begin Recorded data

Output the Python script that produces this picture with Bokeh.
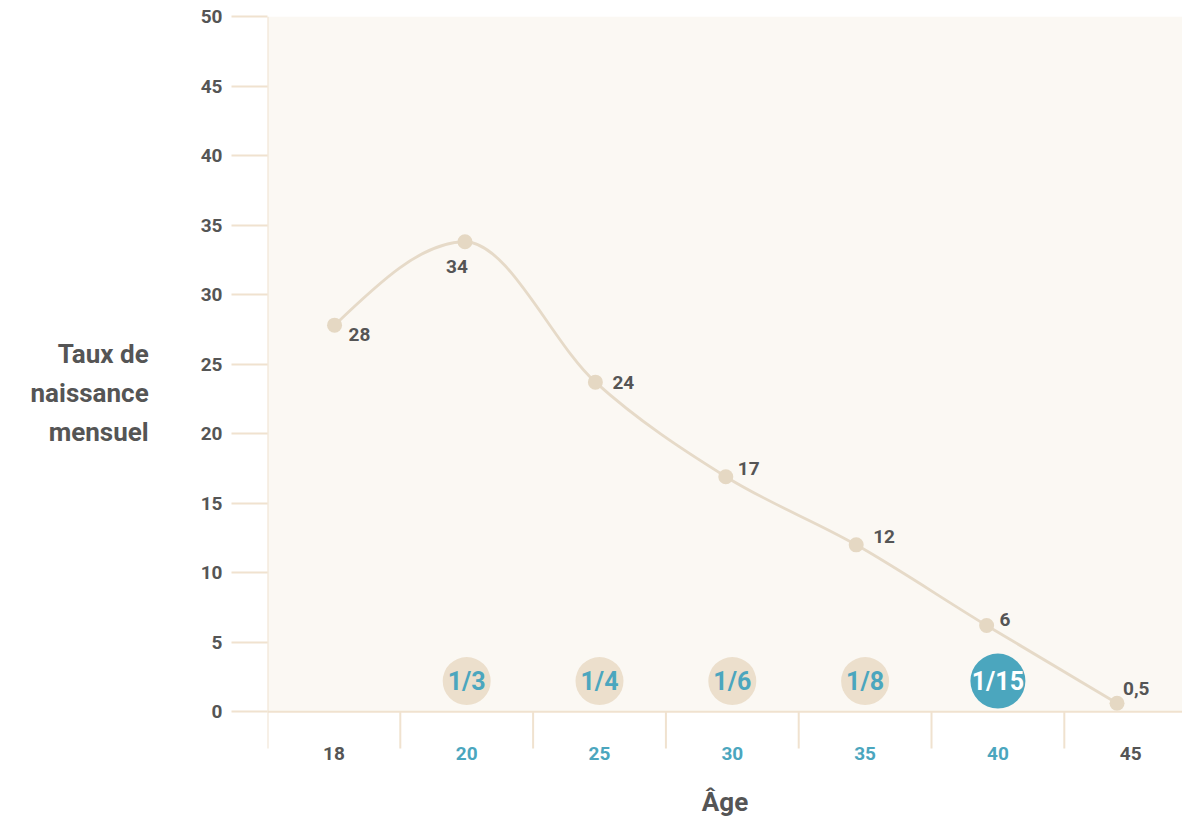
import numpy as np
from bokeh.plotting import figure
from bokeh.models import Range1d, FixedTicker, ColumnDataSource, Span
from bokeh.core.properties import value
from bokeh.embed import file_html
from bokeh.resources import INLINE

# ---------------- data ----------------
ages = ["18", "20", "25", "30", "35", "40", "45"]
rates = [27.8, 33.8, 23.7, 16.9, 12, 6.2, 0.6]      # plotted positions as read
rate_labels = ["28", "34", "24", "17", "12", "6", "0,5"]
odds_ages = ["20", "25", "30", "35", "40"]
odds = ["1/3", "1/4", "1/6", "1/8", "1/15"]
highlight_age = "40"
y_ticks = [0, 5, 10, 15, 20, 25, 30, 35, 40, 45, 50]
y_title = "Taux de\nnaissance\nmensuel"
x_title = "Âge"

# ---------------- styles ----------------
FONT = "Roboto"
TEXT = "#555555"
BLUE = "#4ba6be"
BUBBLE = "#ecdfcc"
POINT = "#e5d8c3"
LINE = "#e6dac8"
AXIS = "#f0e2cf"
GRID = "#e9d9c3"
BG = "#fbf8f3"

# label offsets (screen px, y down) and alignment for each data label
lab_dx = [14, -8, 17, 12, 17, 13, 6]
lab_dy = [9, 25, 0, -8, -8, -6, -15]
lab_align = ["left", "center", "left", "left", "left", "left", "left"]

n = len(ages)
centers = np.arange(n) + 0.5
px = 0.505 + 0.982 * np.arange(n)   # point positions along the band scale
ry = np.array(rates, dtype=float)

p = figure(width=1182, height=819, output_backend="svg", toolbar_location=None,
           x_range=Range1d(0, 6.89), y_range=Range1d(-4.16, 50),
           min_border_left=267, min_border_right=0, min_border_top=16,
           min_border_bottom=48)
p.background_fill_color = "white"
p.border_fill_color = "white"
p.outline_line_color = None

# plot area background
p.quad(left=0, right=7, bottom=0, top=50, fill_color=BG, line_color=None)

# grid
p.xgrid.visible = False
p.ygrid.ticker = FixedTicker(ticks=y_ticks[1:])
p.ygrid.grid_line_color = GRID
p.ygrid.grid_line_dash = "2 3"
p.ygrid.grid_line_width = 1.5

# y axis
ya = p.yaxis[0]
ya.ticker = FixedTicker(ticks=y_ticks, minor_ticks=[])
ya.axis_line_color = None
ya.major_tick_out = 36
ya.major_tick_in = 0
ya.minor_tick_out = 0
ya.minor_tick_in = 0
ya.major_tick_line_color = AXIS
ya.major_tick_line_width = 2
ya.major_label_standoff = 9
ya.major_label_text_font = FONT
ya.major_label_text_font_style = "bold"
ya.major_label_text_font_size = "19px"
ya.major_label_text_color = TEXT
ya.axis_label = y_title
ya.axis_label_orientation = "horizontal"
ya.axis_label_standoff = 49
ya.axis_label_text_font = FONT
ya.axis_label_text_font_style = "bold"
ya.axis_label_text_font_size = "26px"
ya.axis_label_text_color = TEXT
ya.axis_label_text_line_height = 1.3

# x axis: title only
xa = p.xaxis[0]
xa.ticker = FixedTicker(ticks=[], minor_ticks=[])
xa.axis_line_color = None
xa.major_tick_out = 0
xa.major_tick_in = 0
xa.minor_tick_out = 0
xa.minor_tick_in = 0
xa.major_label_standoff = 0
xa.axis_label = x_title
xa.axis_label_standoff = 17
xa.axis_label_text_font = FONT
xa.axis_label_text_font_style = "bold"
xa.axis_label_text_font_size = "26px"
xa.axis_label_text_color = TEXT

# baseline, y axis line and category separators
p.add_layout(Span(location=0, dimension="width", line_color=AXIS, line_width=2))
p.segment(x0=[0], y0=[-2.65], x1=[0], y1=[50], line_color=AXIS, line_width=2)
bounds = np.arange(1, n + 1)
p.segment(x0=bounds, y0=np.full(n, -2.65), x1=bounds, y1=np.zeros(n),
          line_color=AXIS, line_width=2)

# category labels
cat_colors = [BLUE if a in odds_ages else TEXT for a in ages]
p.text(x=centers, y=np.full(n, -3.0), text=ages, text_color=cat_colors,
       text_font=value(FONT), text_font_style="bold", text_font_size="19px",
       text_align="center", text_baseline="middle")

# odds bubbles
bx = np.array([ages.index(a) + 0.5 for a in odds_ages])
by = np.full(len(odds_ages), 2.2)
is_hi = [a == highlight_age for a in odds_ages]
p.scatter(x=bx, y=by, size=[55 if h else 48 for h in is_hi],
          fill_color=[BLUE if h else BUBBLE for h in is_hi], line_color=None)
p.text(x=bx, y=by, text=odds, text_color=["white" if h else BLUE for h in is_hi],
       text_font=value(FONT), text_font_style="bold", text_font_size="25px",
       text_align="center", text_baseline="middle")

# monotone-x cubic curve (as bezier segments)
def monotone_beziers(x, y):
    m = len(x)
    t = np.zeros(m)
    for i in range(1, m - 1):
        h0 = x[i] - x[i - 1]
        h1 = x[i + 1] - x[i]
        s0 = (y[i] - y[i - 1]) / h0
        s1 = (y[i + 1] - y[i]) / h1
        pp = (s0 * h1 + s1 * h0) / (h0 + h1)
        sg = (-1 if s0 < 0 else 1) + (-1 if s1 < 0 else 1)
        t[i] = sg * min(abs(s0), abs(s1), 0.5 * abs(pp))
    h = x[1] - x[0]
    t[0] = (3 * (y[1] - y[0]) / h - t[1]) / 2
    h = x[-1] - x[-2]
    t[-1] = (3 * (y[-1] - y[-2]) / h - t[-2]) / 2
    dx = (x[1:] - x[:-1]) / 3
    return dict(x0=x[:-1], y0=y[:-1], x1=x[1:], y1=y[1:],
                cx0=x[:-1] + dx, cy0=y[:-1] + dx * t[:-1],
                cx1=x[1:] - dx, cy1=y[1:] - dx * t[1:])

p.bezier(source=ColumnDataSource(monotone_beziers(px, ry)),
         x0="x0", y0="y0", x1="x1", y1="y1", cx0="cx0", cy0="cy0",
         cx1="cx1", cy1="cy1", line_color=LINE, line_width=2.8)

p.scatter(x=px, y=ry, size=15, fill_color=POINT, line_color=None)

src = ColumnDataSource(dict(x=px, y=ry, t=rate_labels, dx=lab_dx, dy=lab_dy, al=lab_align))
p.text(x="x", y="y", text="t", x_offset="dx", y_offset="dy", text_align="al",
       source=src, text_color=TEXT, text_font=value(FONT), text_font_style="bold",
       text_font_size="19px", text_baseline="middle")

open("out.html", "w").write(file_html(p, INLINE))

end Recorded data

# Objective
Leave every image out, and retype the material exactly.

# Result of this exercise
Output the Python script that produces this picture with Bokeh.
import numpy as np
from bokeh.plotting import figure
from bokeh.models import Range1d, FixedTicker, ColumnDataSource, Span
from bokeh.core.properties import value
from bokeh.embed import file_html
from bokeh.resources import INLINE

# ---------------- data ----------------
ages = ["18", "20", "25", "30", "35", "40", "45"]
rates = [27.8, 33.8, 23.7, 16.9, 12, 6.2, 0.6]      # plotted positions as read
rate_labels = ["28", "34", "24", "17", "12", "6", "0,5"]
odds_ages = ["20", "25", "30", "35", "40"]
odds = ["1/3", "1/4", "1/6", "1/8", "1/15"]
highlight_age = "40"
y_ticks = [0, 5, 10, 15, 20, 25, 30, 35, 40, 45, 50]
y_title = "Taux de\nnaissance\nmensuel"
x_title = "Âge"

# ---------------- styles ----------------
FONT = "Roboto"
TEXT = "#555555"
BLUE = "#4ba6be"
BUBBLE = "#ecdfcc"
POINT = "#e5d8c3"
LINE = "#e6dac8"
AXIS = "#f0e2cf"
GRID = "#e9d9c3"
BG = "#fbf8f3"

# label offsets (screen px, y down) and alignment for each data label
lab_dx = [14, -8, 17, 12, 17, 13, 6]
lab_dy = [9, 25, 0, -8, -8, -6, -15]
lab_align = ["left", "center", "left", "left", "left", "left", "left"]

n = len(ages)
centers = np.arange(n) + 0.5
px = 0.505 + 0.982 * np.arange(n)   # point positions along the band scale
ry = np.array(rates, dtype=float)

p = figure(width=1182, height=819, output_backend="svg", toolbar_location=None,
           x_range=Range1d(0, 6.89), y_range=Range1d(-4.16, 50),
           min_border_left=267, min_border_right=0, min_border_top=16,
           min_border_bottom=48)
p.background_fill_color = "white"
p.border_fill_color = "white"
p.outline_line_color = None

# plot area background
p.quad(left=0, right=7, bottom=0, top=50, fill_color=BG, line_color=None)

# grid
p.xgrid.visible = False
p.ygrid.ticker = FixedTicker(ticks=y_ticks[1:])
p.ygrid.grid_line_color = GRID
p.ygrid.grid_line_dash = "2 3"
p.ygrid.grid_line_width = 1.5

# y axis
ya = p.yaxis[0]
ya.ticker = FixedTicker(ticks=y_ticks, minor_ticks=[])
ya.axis_line_color = None
ya.major_tick_out = 36
ya.major_tick_in = 0
ya.minor_tick_out = 0
ya.minor_tick_in = 0
ya.major_tick_line_color = AXIS
ya.major_tick_line_width = 2
ya.major_label_standoff = 9
ya.major_label_text_font = FONT
ya.major_label_text_font_style = "bold"
ya.major_label_text_font_size = "19px"
ya.major_label_text_color = TEXT
ya.axis_label = y_title
ya.axis_label_orientation = "horizontal"
ya.axis_label_standoff = 49
ya.axis_label_text_font = FONT
ya.axis_label_text_font_style = "bold"
ya.axis_label_text_font_size = "26px"
ya.axis_label_text_color = TEXT
ya.axis_label_text_line_height = 1.3

# x axis: title only
xa = p.xaxis[0]
xa.ticker = FixedTicker(ticks=[], minor_ticks=[])
xa.axis_line_color = None
xa.major_tick_out = 0
xa.major_tick_in = 0
xa.minor_tick_out = 0
xa.minor_tick_in = 0
xa.major_label_standoff = 0
xa.axis_label = x_title
xa.axis_label_standoff = 17
xa.axis_label_text_font = FONT
xa.axis_label_text_font_style = "bold"
xa.axis_label_text_font_size = "26px"
xa.axis_label_text_color = TEXT

# baseline, y axis line and category separators
p.add_layout(Span(location=0, dimension="width", line_color=AXIS, line_width=2))
p.segment(x0=[0], y0=[-2.65], x1=[0], y1=[50], line_color=AXIS, line_width=2)
bounds = np.arange(1, n + 1)
p.segment(x0=bounds, y0=np.full(n, -2.65), x1=bounds, y1=np.zeros(n),
          line_color=AXIS, line_width=2)

# category labels
cat_colors = [BLUE if a in odds_ages else TEXT for a in ages]
p.text(x=centers, y=np.full(n, -3.0), text=ages, text_color=cat_colors,
       text_font=value(FONT), text_font_style="bold", text_font_size="19px",
       text_align="center", text_baseline="middle")

# odds bubbles
bx = np.array([ages.index(a) + 0.5 for a in odds_ages])
by = np.full(len(odds_ages), 2.2)
is_hi = [a == highlight_age for a in odds_ages]
p.scatter(x=bx, y=by, size=[55 if h else 48 for h in is_hi],
          fill_color=[BLUE if h else BUBBLE for h in is_hi], line_color=None)
p.text(x=bx, y=by, text=odds, text_color=["white" if h else BLUE for h in is_hi],
       text_font=value(FONT), text_font_style="bold", text_font_size="25px",
       text_align="center", text_baseline="middle")

# monotone-x cubic curve (as bezier segments)
def monotone_beziers(x, y):
    m = len(x)
    t = np.zeros(m)
    for i in range(1, m - 1):
        h0 = x[i] - x[i - 1]
        h1 = x[i + 1] - x[i]
        s0 = (y[i] - y[i - 1]) / h0
        s1 = (y[i + 1] - y[i]) / h1
        pp = (s0 * h1 + s1 * h0) / (h0 + h1)
        sg = (-1 if s0 < 0 else 1) + (-1 if s1 < 0 else 1)
        t[i] = sg * min(abs(s0), abs(s1), 0.5 * abs(pp))
    h = x[1] - x[0]
    t[0] = (3 * (y[1] - y[0]) / h - t[1]) / 2
    h = x[-1] - x[-2]
    t[-1] = (3 * (y[-1] - y[-2]) / h - t[-2]) / 2
    dx = (x[1:] - x[:-1]) / 3
    return dict(x0=x[:-1], y0=y[:-1], x1=x[1:], y1=y[1:],
                cx0=x[:-1] + dx, cy0=y[:-1] + dx * t[:-1],
                cx1=x[1:] - dx, cy1=y[1:] - dx * t[1:])

p.bezier(source=ColumnDataSource(monotone_beziers(px, ry)),
         x0="x0", y0="y0", x1="x1", y1="y1", cx0="cx0", cy0="cy0",
         cx1="cx1", cy1="cy1", line_color=LINE, line_width=2.8)

p.scatter(x=px, y=ry, size=15, fill_color=POINT, line_color=None)

src = ColumnDataSource(dict(x=px, y=ry, t=rate_labels, dx=lab_dx, dy=lab_dy, al=lab_align))
p.text(x="x", y="y", text="t", x_offset="dx", y_offset="dy", text_align="al",
       source=src, text_color=TEXT, text_font=value(FONT), text_font_style="bold",
       text_font_size="19px", text_baseline="middle")

open("out.html", "w").write(file_html(p, INLINE))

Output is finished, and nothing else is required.